Homeownership is part of the American dream. The United States tax code has numerous provisions to incentivize residential real estate investment, and the home mortgage interest deduction is one of the most well known. However, the deduction is not cheap for the U.S. government, and it is under scrutiny as the government attempts to increase the amount of revenue it takes in.

Readers in Worcester, Massachusetts, might already know that the mortgage tax deduction costs the U.S. Treasury approximately $108 billion a year. Those in favor of getting rid of the deduction emphasize that it tends to be used by people in wealthier areas. The Internal Revenue Service data supports this position, demonstrating that the use of the deduction increases in high-cost areas but is rarely claimed in low-cost housing areas. Furthermore, data shows that half of the interest deducted in the country is from homeowners making $100,000 or more.

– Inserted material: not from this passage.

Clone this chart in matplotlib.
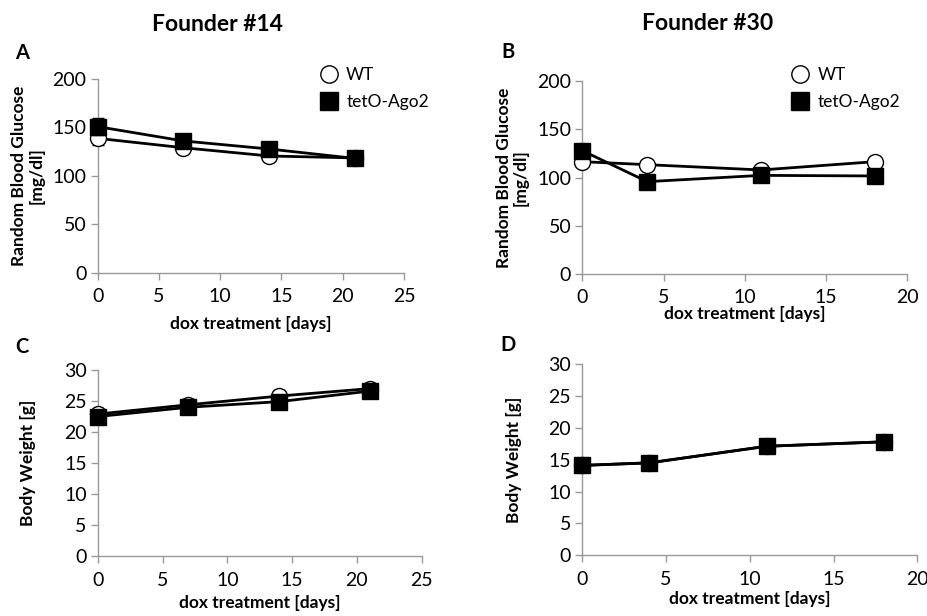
import matplotlib
matplotlib.use("Agg")
import matplotlib.pyplot as plt
from matplotlib.lines import Line2D

plt.rcParams["font.family"] = ["Lato", "DejaVu Sans"]

# Founder #14
days14 = [0, 7, 14, 21]
glu14_wt = [138.7, 129, 120.5, 118.5]
glu14_wt_err = [7, 4, 4, 3]
glu14_tg = [150.8, 136, 127.7, 118]
glu14_tg_err = [9, 3, 3, 3]
bw14_wt = [22.9, 24.4, 25.8, 27.0]
bw14_wt_err = [0.6, 1.0, 0.9, 0.7]
bw14_tg = [22.5, 24.0, 24.9, 26.6]
bw14_tg_err = [0.5, 0.5, 0.5, 0.5]

# Founder #30
days30 = [0, 4, 11, 18]
glu30_wt = [116.4, 113.3, 107.8, 116.4]
glu30_wt_err = [2, 2, 2, 5]
glu30_tg = [127.8, 95.7, 102.2, 101.6]
glu30_tg_err = [2, 2, 2, 2]
bw30_wt = [14.1, 14.5, 17.1, 17.8]
bw30_wt_err = [0.3, 0.3, 0.4, 0.4]
bw30_tg = [14.1, 14.5, 17.1, 17.8]
bw30_tg_err = [0.3, 0.3, 0.4, 0.4]

fig = plt.figure(figsize=(9.28, 6.16), dpi=100)

axA = fig.add_axes([0.1053, 0.5573, 0.330, 0.3145])
axB = fig.add_axes([0.6275, 0.5552, 0.3502, 0.3133])
axC = fig.add_axes([0.1053, 0.0969, 0.3491, 0.3025])
axD = fig.add_axes([0.6275, 0.0985, 0.3610, 0.3106])

def draw(ax, x, wt, wt_err, tg, tg_err):
    ax.errorbar(x, wt, yerr=wt_err, color="black", lw=2, marker="o", ms=11.5,
                mfc="white", mec="black", mew=1, capsize=4, elinewidth=1,
                clip_on=False, zorder=3)
    ax.errorbar(x, tg, yerr=tg_err, color="black", lw=2, marker="s", ms=11,
                mfc="black", mec="black", capsize=4, elinewidth=1,
                clip_on=False, zorder=4)

def style(ax, xmax, ymax, ystep, ylabel, ylabel_pad, xlabel_pad):
    ax.set_xlim(0, xmax)
    ax.set_ylim(0, ymax)
    ax.set_xticks(range(0, xmax + 1, 5))
    ax.set_yticks(range(0, ymax + 1, ystep))
    for s in ["top", "right"]:
        ax.spines[s].set_visible(False)
    for s in ["left", "bottom"]:
        ax.spines[s].set_color("#999999")
        ax.spines[s].set_linewidth(1)
    ax.tick_params(axis="both", colors="#999999", labelcolor="black",
                   labelsize=14, length=5, width=1, direction="out")
    ax.tick_params(axis="x", pad=6)
    ax.tick_params(axis="y", pad=3)
    ax.set_ylabel(ylabel, fontsize=12.5, fontweight="bold", labelpad=ylabel_pad,
                  linespacing=1.1)
    ax.set_xlabel("dox treatment [days]", fontsize=12.5, fontweight="bold",
                  labelpad=xlabel_pad)

draw(axA, days14, glu14_wt, glu14_wt_err, glu14_tg, glu14_tg_err)
draw(axB, days30, glu30_wt, glu30_wt_err, glu30_tg, glu30_tg_err)
draw(axC, days14, bw14_wt, bw14_wt_err, bw14_tg, bw14_tg_err)
draw(axD, days30, bw30_wt, bw30_wt_err, bw30_tg, bw30_tg_err)

style(axA, 25, 200, 50, "Random Blood Glucose\n[mg/dl]", 6, 8)
style(axB, 20, 200, 50, "Random Blood Glucose\n[mg/dl]", 6, 0)
style(axC, 25, 30, 5, "Body Weight [g]", 20, 4.5)
style(axD, 20, 30, 5, "Body Weight [g]", 19, 2.5)

handles = [
    Line2D([], [], ls="none", marker="o", ms=12.5, mfc="white", mec="black", mew=1),
    Line2D([], [], ls="none", marker="s", ms=12.5, mfc="black", mec="black"),
]
for x0 in [0.345, 0.853]:
    fig.legend(handles, ["WT", "tetO-Ago2"], loc="upper left",
               bbox_to_anchor=(x0, 0.891), bbox_transform=fig.transFigure,
               frameon=False, fontsize=12.5, handlelength=1.0,
               handletextpad=0.5, labelspacing=0.65, borderpad=0,
               borderaxespad=0)

fig.text(0.234, 0.960, "Founder #14", ha="center", va="center",
         fontsize=16.5, fontweight="bold")
fig.text(0.762, 0.962, "Founder #30", ha="center", va="center",
         fontsize=16.5, fontweight="bold")

for lbl, x, y in [("A", 0.024, 0.914), ("B", 0.547, 0.916),
                  ("C", 0.024, 0.436), ("D", 0.547, 0.440)]:
    fig.text(x, y, lbl, ha="center", va="center", fontsize=14.5, fontweight="bold")

fig.savefig("out.png", dpi=100)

Housing associations support the deduction — citing its popularity. The National Association of Home Builders has conducted a poll showing that 73 percent of the public opposes any change to the deduction. In some of the states with the highest housing prices, people can claim a deduction, on average, of around $12,000.

Massachusetts readers should pay close attention to Congress, as politicians are forced to make difficult budget decisions impacting the U.S. Tax Code. For those who currently use the deduction or are looking to buy a home, the deduction is a palpable benefit. Yet even those individuals who own their house should realize that the mortgage deduction might increase the amount of money a prospective buyer is willing to pay.